No PartialResponseStrategy field for RuleGroups by default means abort strategy (old PartialResponse disabled) as this is recommended option for Rules and alerts.
Added thanos_rule_evaluation_with_warnings_total to Ruler.
DNS thanos_ruler_query_apis* are now thanos_ruler_query_apis_* for consistency.
DNS thanos_querier_store_apis* are now thanos_querier_store_apis__* for consistency.
Query Gate thanos_bucket_store_series* are now thanos_bucket_store_series_* for consistency.
Most of thanos ruler metris related to rule manager has strategy label.
Ruler tracing spans:
/rule_instant_query HTTP[client] is now /rule_instant_query_part_resp_abort HTTP[client]" if request is for abort strategy.
#1009: Upgraded Prometheus (~v2.7.0-rc.0 to v2.8.1) and TSDB (v0.4.0 to v0.6.1) deps.
Changes that affects Thanos:
[ENHANCEMENT] In histogram_quantile merge buckets with equivalent le values. #5158.
[ENHANCEMENT] Show list of offending labels in the error message in many-to-many scenarios. #5189
[BUGFIX] Fix panic when aggregator param is not a literal. #5290
[ENHANCEMENT] Reduce time that Alertmanagers are in flux when reloaded. #5126
[BUGFIX] prometheus_rule_group_last_evaluation_timestamp_seconds is now a unix timestamp. #5186
[BUGFIX] prometheus_rule_group_last_duration_seconds now reports seconds instead of nanoseconds.
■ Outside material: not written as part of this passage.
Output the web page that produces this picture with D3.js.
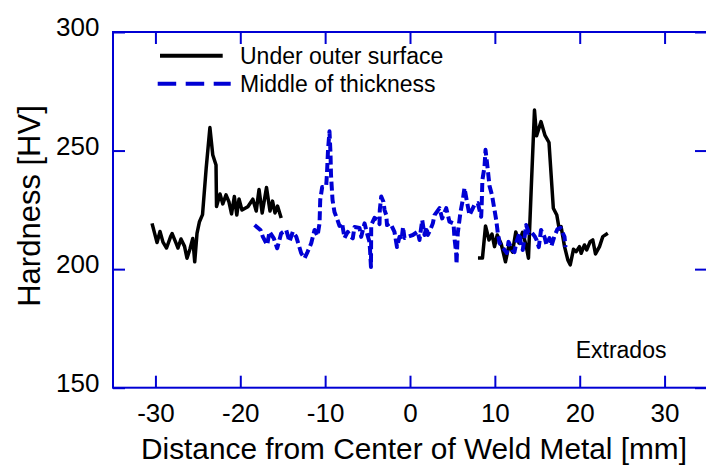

Fixes our issue #1027
[BUGFIX] Fix sorting of rule groups. #5260
store: [ENHANCEMENT] Fast path for EmptyPostings cases in Merge, Intersect and Without.
tooling: [FEATURE] New dump command to tsdb tool to dump all samples.
[ENHANCEMENT] When closing the db any running compaction will be cancelled so it doesn’t block.
[CHANGE] breaking Renamed flag --sync-delay to --consistency-delay#1053
Note that this was added on TSDB and Prometheus: [FEATURE] Time-ovelapping blocks are now allowed. #370
Whoever due to nature of Thanos compaction (distributed systems), for safety reason this is disabled for Thanos compactor for now.
⚠️ WARNING ⚠️ #873 fix fixes actual handling of index-cache-size. Handling of limit for this cache was
broken so it was unbounded all the time. From this release actual value matters and is extremely low by default. To “revert”
the old behaviour (no boundary), use a large enough value.